Less helpfully, for the British, Trump has also abandoned any fantasies about trying to break up the EU and favour Britain with a trade deal (always an exaggerated hope). Whether Ambassador Farage would have made a difference we will never know. But we are not apparently in the front of the queue for that vital new economic relationship with the biggest economy on earth, now that our partnership with the second-biggest one is drawing to a close.

Nor have Trump’s appointments proved the universal flops that many supposed and first appeared. True, some have had to depart after mere days in the job – National Security Adviser Mike Flynn being the most tragi-comic. Trump’s political strategist Steve Bannon has been eased off the National Security Council too, which is reverting to a more traditional make-up: Bannon may yet be kept in check by the old order. Others, such as the Attorney General, Jeff Sessions, simply do not seem up to the job. Others, such as Secretary of State Rex Tillerson and Jim Mattis, Defence Secretary, are proving to be assets, as is Vice President Pence. President Trump has shown an unhealthy willingness to promote his son-in-law Jared Kushner, but so far without any damage.

Overall, the US constitution has proved its worth, by demonstrating the power of Congress (over Obamacare) and the courts (over the Muslim travel ban) to restrain an imperial presidency. The media too has refused to be bullied by Trump and his volatile spokesman Sean Spicer. Spicer’s appalling lapses over Hitler, chemical weapons and the Holocaust may just have taught him some humility. One can but hope. For good or ill Trump also saw the conservative Neil Gorsuch confirmed as a Supreme Court justice. That at least shows that he can get things done.

More than anything Trump has, unaccountably, injected renewed self-confidence into the American economy. The stock market and the dollar have been more bullish on the hopes of faster growth. His protectionism – he has indeed scrapped the Trans Pacific Trade Deal – may actually help some US corporate profits and create more US jobs, even though in the longer run it means lower living standards and damage to the consumer. For now, it is working, and Trump is delivering on an admittedly flawed economic plan. Soon his tax and budget reforms will be unveiled.

The big banks are looking forward to some relaxation on their risk taking – undoing regulations which may have gone too far in the wake of the financial crisis, a case of bolting that door long after the bankers had bolted. America does need finance to invest.

It’s quite right that Trump shows scant regard for the environmental harm his economic policies will inflict – a price that cannot be worth paying. Nonetheless, he is doing what they voted him to do. More ambiguously his bid to repeal Obamacare failed, but for all the wrong reasons. It is still there and the longer it remains the tougher it will be to repeal. The resilience of Obama’s abiding achievement is perhaps the greatest surprise of these 100 days.

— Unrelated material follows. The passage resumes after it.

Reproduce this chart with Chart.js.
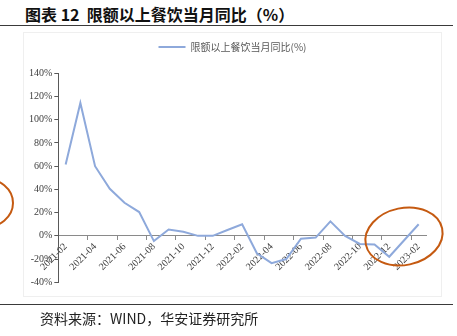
<!DOCTYPE html>
<html>
<head>
<meta charset="utf-8">
<script src="https://cdn.jsdelivr.net/npm/chart.js@4"></script>
<style>
  html, body { margin: 0; padding: 0; background: #fff; }
  #wrap { position: relative; width: 457px; height: 336px; overflow: hidden; }
  .title { position: absolute; left: 25px; top: 4px; font: bold 16px "Noto Sans CJK SC", sans-serif; line-height: 20px; color: #111; white-space: nowrap; }
  .rule { position: absolute; left: 0; width: 453px; height: 1px; background: #3a3a3a; }
  .box { position: absolute; left: 23px; top: 32px; width: 417px; height: 263px; border: 1px solid #efefef; }
  .src { position: absolute; left: 40px; top: 309px; font: 14px "Noto Sans CJK SC", sans-serif; line-height: 18px; color: #222; white-space: nowrap; }
  canvas { position: absolute; left: 0; top: 0; }
  svg { position: absolute; left: 0; top: 0; }
</style>
</head>
<body>
<div id="wrap">
  <div class="title">图表 12&nbsp;&nbsp;限额以上餐饮当月同比（%）</div>
  <div class="rule" style="top:25px"></div>
  <div class="box"></div>
  <canvas id="chart" width="457" height="336"></canvas>
  <svg width="457" height="336">
    <ellipse cx="-17" cy="203" rx="30" ry="25" fill="none" stroke="#C55A11" stroke-width="2"/>
    <ellipse cx="404" cy="236.5" rx="39" ry="28.5" fill="none" stroke="#C55A11" stroke-width="2" transform="rotate(-12 404 236.5)"/>
  </svg>
  <div class="rule" style="top:304px"></div>
  <div class="src">资料来源：WIND，华安证券研究所</div>
</div>
<script>
  // 月份 & 同比 (%)
  const months = [
    "2021-02", "2021-03", "2021-04", "2021-05", "2021-06", "2021-07", "2021-08", "2021-09",
    "2021-10", "2021-11", "2021-12", "2022-01", "2022-02", "2022-03", "2022-04", "2022-05",
    "2022-06", "2022-07", "2022-08", "2022-09", "2022-10", "2022-11", "2022-12", "2023-01", "2023-02"
  ];
  const yoy = [
    61.5, 114.5, 60, 40.5, 28.5, 20.5, -4.5, 5.5,
    3.5, 0, 0, 5, 10, -15, -23.5, -20,
    -2.5, -1.5, 12.5, 0, -7, -7.5, -18, -4, 10
  ];
  const yTicks = { min: -40, max: 140, step: 20 };

  const LINE = "#8EA9DB";
  const AXIS = "#8a8a8a";

  // legend: extra room below it, centred on the framed box
  const legendFix = {
    id: "legendFix",
    beforeInit(chart) {
      const fit = chart.legend.fit;
      chart.legend.fit = function () { fit.bind(chart.legend)(); this.height += 11.3; };
    },
    afterLayout(chart) {
      chart.legend.left += 19.5;
      chart.legend.right += 19.5;
    }
  };

  new Chart(document.getElementById("chart"), {
    type: "line",
    data: {
      labels: months,
      datasets: [{
        label: "限额以上餐饮当月同比(%)",
        data: yoy,
        borderColor: LINE, backgroundColor: LINE,
        borderWidth: 2, pointRadius: 0, tension: 0, fill: false
      }]
    },
    options: {
      responsive: false, animation: false,
      layout: { padding: { left: 0, right: 31, top: 32, bottom: 53.7 } },
      plugins: {
        legend: {
          position: "top",
          labels: {
            usePointStyle: true, pointStyle: "line", pointStyleWidth: 27,
            color: "#595959", padding: 10,
            font: { family: "Noto Sans CJK SC", size: 10 }
          }
        },
        tooltip: { enabled: false }
      },
      scales: {
        x: {
          type: "category",
          position: { y: 0 },
          offset: true,
          border: { color: AXIS, width: 1 },
          grid: {
            offset: true, drawOnChartArea: false, tickLength: 4,
            color: (c) => c.index % 2 === 0 ? AXIS : "rgba(0,0,0,0)"
          },
          ticks: {
            autoSkip: false, maxRotation: 45, minRotation: 45, padding: 1,
            color: "#404040", font: { family: "Liberation Serif", size: 10 },
            callback: (v, i) => i % 2 === 0 ? months[i] : ""
          }
        },
        y: {
          min: yTicks.min, max: yTicks.max,
          afterFit: (s) => { s.width = 58.3; },
          border: { color: "#595959", width: 1 },
          grid: { drawOnChartArea: false, tickLength: 4, color: "#595959" },
          ticks: {
            stepSize: yTicks.step, padding: 2,
            color: "#404040", font: { family: "Liberation Serif", size: 10 },
            callback: (v) => v + "%"
          }
        }
      }
    },
    plugins: [legendFix]
  });
</script>
</body>
</html>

So, Trump’s still standing. His critics should be gracious enough to admit that, in some areas, he has performed better than expectations, if only because these expectations were so dismal that many thought they might not be alive when the time came to deliver a verdict on Trump’s 100 Days. In that sense the Trump-haters have done him an enormous service. Even they may be getting used to that most outlandish and outrageous, if not oxymoronic phrase, “President Donald Trump”. The last president to come to power with such low expectations and be held in as great disdain by the Establishment as Trump was Ronald Reagan, who is now regarded as one other greatest of presidents, and won a landslide second term at the age of 73. I’ll push the comparison no further than that.